Personal information
- Born: 7 May 1995 (age 31)
- Original team: Coorparoo (QWAFL)
- Draft: No. 9, 2018 AFL Women's draft
- Debut: Round 1, 2019, Brisbane vs. Greater Western Sydney, at Moreton Bay Central Sports Complex
- Position: Defender

Playing career^{1}
- Years: Club / Games (Goals)
- 2019: Brisbane / 04 (0)
- 2020–2021: Gold Coast / 13 (2)
- Total:  / 17 (2)
- ^{1} Playing statistics correct to the end of the 2021 season.

= Paige Parker =

Australian rules footballer

Paige Parker (born 7 May 1995) is an Australian rules football and rugby league footballer.

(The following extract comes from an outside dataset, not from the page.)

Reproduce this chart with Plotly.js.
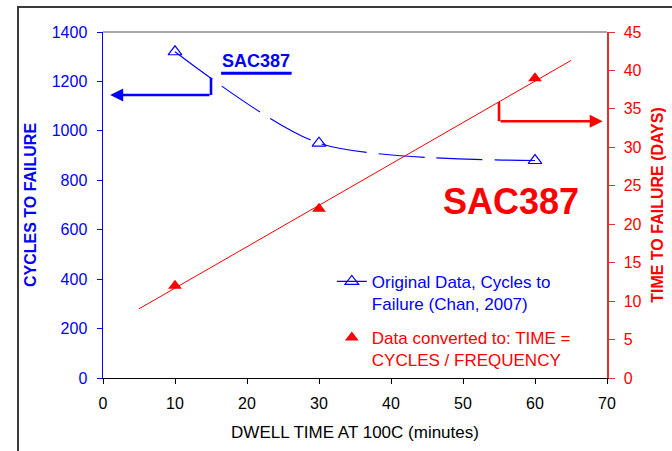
<!DOCTYPE html>
<html><head><meta charset="utf-8">
<script src="https://cdn.plot.ly/plotly-3.0.1.min.js"></script>
<style>
html,body{margin:0;padding:0;background:#fff;overflow:hidden}
#chart{width:672px;height:451px}
#frame{position:absolute;left:17px;top:6px;width:700px;height:500px;border-left:2px solid #3a3a3a;border-top:2px solid #3a3a3a;pointer-events:none}
</style>
</head><body>
<div id="chart"></div><div id="frame"></div>
<script>
// Data
const dwellMinutes = [10, 30, 60];
const cyclesToFailure = [1320, 950, 880];
const daysToFailure = [12, 22, 39];
const trendDwell = [5, 65];
const trendDays = [9.0, 41.3];
const xTickVals = [0, 10, 20, 30, 40, 50, 60, 70];
const yTickVals = [0, 200, 400, 600, 800, 1000, 1200, 1400];
const y2TickVals = [0, 5, 10, 15, 20, 25, 30, 35, 40, 45];

const BLUE = '#0000FF', RED = '#FF0000';
const FONT = 'Arial, "Liberation Sans", sans-serif';

const traces = [
  {x: dwellMinutes, y: cyclesToFailure, mode: 'lines', line: {color: BLUE, width: 1.2, shape: 'spline', smoothing: 0.75, dash: '46px,12px'}, showlegend: false, hoverinfo: 'skip'},
  {x: dwellMinutes, y: cyclesToFailure, mode: 'markers', marker: {symbol: 'triangle-up-open', size: 12, color: BLUE, line: {width: 1.2, color: BLUE}}, showlegend: false},
  {x: [null], y: [null], mode: 'lines+markers', legendgroup: 'a', name: 'Original Data, Cycles to<br>Failure (Chan, 2007)', line: {color: BLUE, width: 1.2}, marker: {symbol: 'triangle-up-open', size: 12, color: BLUE, line: {width: 1.2, color: BLUE}}},
  {x: trendDwell, y: trendDays, yaxis: 'y2', mode: 'lines', line: {color: RED, width: 1}, showlegend: false, hoverinfo: 'skip'},
  {x: dwellMinutes, y: daysToFailure, yaxis: 'y2', mode: 'markers', legendgroup: 'b', name: 'Data converted to: TIME =<br>CYCLES / FREQUENCY', marker: {symbol: 'triangle-up', size: 12, color: RED}}
];

const layout = {
  width: 672, height: 451,
  margin: {l: 103, r: 65, t: 32, b: 73},
  paper_bgcolor: '#fff', plot_bgcolor: '#fff',
  font: {family: FONT, size: 16, color: '#000'},
  showlegend: true,
  legend: {x: 0.454, y: 0.33, xanchor: 'left', yanchor: 'top', valign: 'top', bgcolor: 'rgba(0,0,0,0)', font: {family: FONT, size: 17, color: BLUE}, tracegroupgap: 9},
  xaxis: {range: [0, 70], tickvals: xTickVals, ticks: 'outside', ticklen: 5, tickcolor: '#000', showline: true, linecolor: '#000', linewidth: 1.2, showgrid: false, zeroline: false, tickfont: {size: 16, color: '#000'}, ticklabelstandoff: 6,
    title: {text: 'DWELL TIME AT 100C (minutes)', font: {size: 17, color: '#000'}, standoff: 14}},
  yaxis: {range: [0, 1400], tickvals: yTickVals, ticks: 'outside', ticklen: 5, tickcolor: BLUE, showline: true, linecolor: BLUE, linewidth: 1.5, showgrid: false, zeroline: false, tickfont: {size: 16, color: BLUE}, ticklabelstandoff: 6,
    title: {text: '<b>CYCLES TO FAILURE</b>', font: {size: 16, color: BLUE}, standoff: 11}},
  yaxis2: {range: [0, 45], tickvals: y2TickVals, overlaying: 'y', side: 'right', ticks: 'outside', ticklen: 6, tickcolor: '#E03030', showline: true, linecolor: '#E03030', linewidth: 1.5, showgrid: false, zeroline: false, tickfont: {size: 16, color: RED}, ticklabelstandoff: 6,
    title: {text: '<b>TIME TO FAILURE (DAYS)</b>', font: {size: 16, color: RED}, standoff: 11}},
  yaxis3: {range: [0, 45], tickvals: y2TickVals, overlaying: 'y', side: 'right', anchor: 'x', ticks: 'inside', ticklen: 6, tickcolor: '#E03030', showticklabels: false, showline: false, showgrid: false, zeroline: false},
  shapes: [
    {type: 'line', xref: 'paper', yref: 'paper', x0: 0, x1: 1, y0: 1, y1: 1, line: {color: '#A8A8A8', width: 2}},
    {type: 'line', xref: 'x', yref: 'y', x0: 15, x1: 15, y0: 1215, y1: 1145, line: {color: BLUE, width: 2.6}},
    {type: 'line', xref: 'x', yref: 'y2', x0: 55, x1: 55, y0: 35.9, y1: 33.4, line: {color: RED, width: 2.6}},
    {type: 'line', xref: 'x', yref: 'y', x0: 16.4, x1: 26.2, y0: 1233, y1: 1233, line: {color: BLUE, width: 3}}
  ],
  annotations: [
    {x: 1, y: 1145, xref: 'x', yref: 'y', ax: 15, ay: 1145, axref: 'x', ayref: 'y', text: '', showarrow: true, arrowhead: 2, arrowsize: 1, arrowwidth: 2.6, arrowcolor: BLUE},
    {x: 69.4, y: 33.4, xref: 'x', yref: 'y2', ax: 55, ay: 33.4, axref: 'x', ayref: 'y2', text: '', showarrow: true, arrowhead: 2, arrowsize: 1, arrowwidth: 2.6, arrowcolor: RED},
    {x: 21.3, y: 1233, xref: 'x', yref: 'y', yanchor: 'bottom', yshift: 0, text: '<b>SAC387</b>', showarrow: false, font: {family: FONT, size: 18, color: BLUE}},
    {x: 56.6, y: 716, xref: 'x', yref: 'y', text: '<b>SAC387</b>', showarrow: false, font: {family: FONT, size: 36, color: RED}}
  ]
};

Plotly.newPlot('chart', traces, layout, {displayModeBar: false, staticPlot: true}).then(function(){
  // colour the second legend entry's text red
  const items = document.querySelectorAll('.legend .traces');
  if (items.length > 1) {
    items[1].querySelectorAll('text').forEach(t => { t.style.fill = RED; });
  }
});
</script>
</body></html>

She played for Brisbane and the Gold Coast in the AFL Women's (AFLW), and the Newcastle Knights and Brisbane Broncos in the NRL Women's Premiership (NRLW).

==Early life==
Parker was raised in Brisbane's northern suburb of Bracken Ridge to a family of Indigenous Australian (Quandamooka) descent. She attended St John Fisher College throughout her upbringing and excelled in touch football where she plays for the Brisbane Broncos and represents Australia at the World Cup level. She also played Australian rules football in her youth and was playing for Coorparoo in the AFL Queensland Women's League when she was drafted by with the ninth pick in the 2018 AFL Women's draft.

==AFLW==
Parker made her debut for Brisbane in the round 1 game against Greater Western Sydney at Moreton Bay Central Sports Complex on 3 February 2019. Following the 2019 season, she joined the Gold Coast. After playing 13 games over two seasons, Parker was delisted by the Gold Coast in June 2021.

==NRLW==

On 3 December 2021, Parker was recruited by the Newcastle Knights to be a part of their inaugural NRL Women's Premiership squad.

In round 5 of the delayed 2021 NRL Women's season, Parker made her NRLW debut for the Knights against the Gold Coast Titans.

In June 2022, she signed with the Brisbane Broncos for the 2022 season. She left the club ahead of the 2023 season without having played an NRLW game.